— begin —

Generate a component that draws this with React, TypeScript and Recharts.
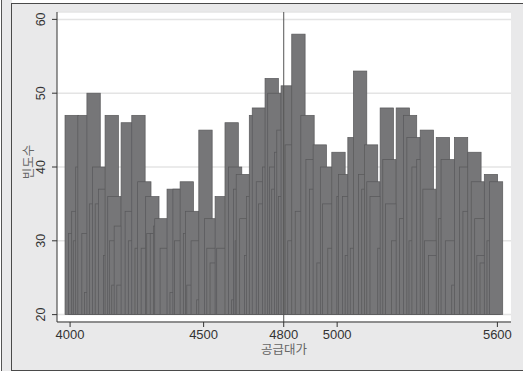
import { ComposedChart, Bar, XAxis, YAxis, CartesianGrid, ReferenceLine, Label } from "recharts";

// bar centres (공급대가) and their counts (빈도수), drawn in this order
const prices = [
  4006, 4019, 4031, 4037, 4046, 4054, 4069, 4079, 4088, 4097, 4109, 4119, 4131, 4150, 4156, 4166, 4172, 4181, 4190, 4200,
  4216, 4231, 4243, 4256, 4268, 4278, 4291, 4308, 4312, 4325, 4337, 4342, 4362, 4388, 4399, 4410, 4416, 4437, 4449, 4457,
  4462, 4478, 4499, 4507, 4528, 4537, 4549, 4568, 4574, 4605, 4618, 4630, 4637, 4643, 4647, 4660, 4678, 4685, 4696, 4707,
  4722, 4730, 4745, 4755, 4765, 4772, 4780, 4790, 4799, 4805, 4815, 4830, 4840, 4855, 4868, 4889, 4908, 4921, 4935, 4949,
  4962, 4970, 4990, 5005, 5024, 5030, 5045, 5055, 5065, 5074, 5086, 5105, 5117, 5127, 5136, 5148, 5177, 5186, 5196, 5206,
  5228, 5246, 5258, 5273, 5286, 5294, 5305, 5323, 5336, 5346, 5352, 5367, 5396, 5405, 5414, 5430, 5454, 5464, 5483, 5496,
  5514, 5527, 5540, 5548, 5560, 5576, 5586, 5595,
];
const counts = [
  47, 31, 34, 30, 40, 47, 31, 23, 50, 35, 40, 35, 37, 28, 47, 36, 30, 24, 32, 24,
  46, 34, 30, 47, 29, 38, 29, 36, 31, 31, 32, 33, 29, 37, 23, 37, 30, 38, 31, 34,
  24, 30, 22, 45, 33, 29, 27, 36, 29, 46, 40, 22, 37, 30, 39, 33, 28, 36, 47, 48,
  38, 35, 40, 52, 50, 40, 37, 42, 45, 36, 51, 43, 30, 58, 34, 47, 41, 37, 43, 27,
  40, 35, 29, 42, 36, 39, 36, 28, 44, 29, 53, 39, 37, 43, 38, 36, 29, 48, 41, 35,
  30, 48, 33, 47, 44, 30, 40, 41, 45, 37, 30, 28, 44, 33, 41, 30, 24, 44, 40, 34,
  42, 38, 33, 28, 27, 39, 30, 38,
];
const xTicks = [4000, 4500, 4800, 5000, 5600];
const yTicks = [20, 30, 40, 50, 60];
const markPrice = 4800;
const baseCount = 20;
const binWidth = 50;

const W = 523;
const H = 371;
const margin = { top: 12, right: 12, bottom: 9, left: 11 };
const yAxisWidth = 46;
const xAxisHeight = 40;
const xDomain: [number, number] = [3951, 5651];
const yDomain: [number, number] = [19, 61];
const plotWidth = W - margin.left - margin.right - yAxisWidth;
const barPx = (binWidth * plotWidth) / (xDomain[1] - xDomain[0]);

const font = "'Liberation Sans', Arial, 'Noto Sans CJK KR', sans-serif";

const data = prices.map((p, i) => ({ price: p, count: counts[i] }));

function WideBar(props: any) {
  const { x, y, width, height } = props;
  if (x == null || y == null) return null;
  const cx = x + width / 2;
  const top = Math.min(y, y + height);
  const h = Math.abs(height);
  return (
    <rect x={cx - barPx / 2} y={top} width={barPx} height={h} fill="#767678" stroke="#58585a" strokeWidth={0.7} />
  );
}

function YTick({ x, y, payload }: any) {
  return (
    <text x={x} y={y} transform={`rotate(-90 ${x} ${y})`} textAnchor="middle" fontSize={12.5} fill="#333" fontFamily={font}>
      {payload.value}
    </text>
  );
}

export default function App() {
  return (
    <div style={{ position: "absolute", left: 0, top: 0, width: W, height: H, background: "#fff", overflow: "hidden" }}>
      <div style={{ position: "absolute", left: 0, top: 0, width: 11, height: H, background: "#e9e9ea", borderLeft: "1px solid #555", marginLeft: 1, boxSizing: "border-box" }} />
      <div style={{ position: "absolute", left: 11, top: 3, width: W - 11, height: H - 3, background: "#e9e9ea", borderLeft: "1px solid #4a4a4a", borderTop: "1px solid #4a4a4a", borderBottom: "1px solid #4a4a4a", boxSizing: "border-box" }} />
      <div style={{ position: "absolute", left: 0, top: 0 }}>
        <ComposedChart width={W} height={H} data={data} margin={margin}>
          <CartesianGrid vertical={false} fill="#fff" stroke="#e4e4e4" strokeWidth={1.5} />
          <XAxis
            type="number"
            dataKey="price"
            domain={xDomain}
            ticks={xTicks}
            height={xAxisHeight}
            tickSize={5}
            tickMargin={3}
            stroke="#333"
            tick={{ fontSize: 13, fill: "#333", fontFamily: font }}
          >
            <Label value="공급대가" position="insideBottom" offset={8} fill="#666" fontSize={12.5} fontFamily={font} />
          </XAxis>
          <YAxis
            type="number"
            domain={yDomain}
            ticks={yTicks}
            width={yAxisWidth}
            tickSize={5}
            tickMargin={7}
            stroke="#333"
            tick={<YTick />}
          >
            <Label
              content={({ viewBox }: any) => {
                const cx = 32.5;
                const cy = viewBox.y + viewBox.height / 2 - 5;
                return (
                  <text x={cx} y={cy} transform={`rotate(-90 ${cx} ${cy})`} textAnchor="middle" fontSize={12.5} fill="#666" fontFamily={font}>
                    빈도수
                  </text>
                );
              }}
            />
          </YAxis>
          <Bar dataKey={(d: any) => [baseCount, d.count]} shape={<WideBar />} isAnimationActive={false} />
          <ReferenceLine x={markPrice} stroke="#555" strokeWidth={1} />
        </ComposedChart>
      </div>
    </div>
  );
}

— end —

• [What is needed]: Pull every line containing the word "this" out of the material.

• [Written solution]:
Generate a component that draws this with React, TypeScript and Recharts.
// bar centres (공급대가) and their counts (빈도수), drawn in this order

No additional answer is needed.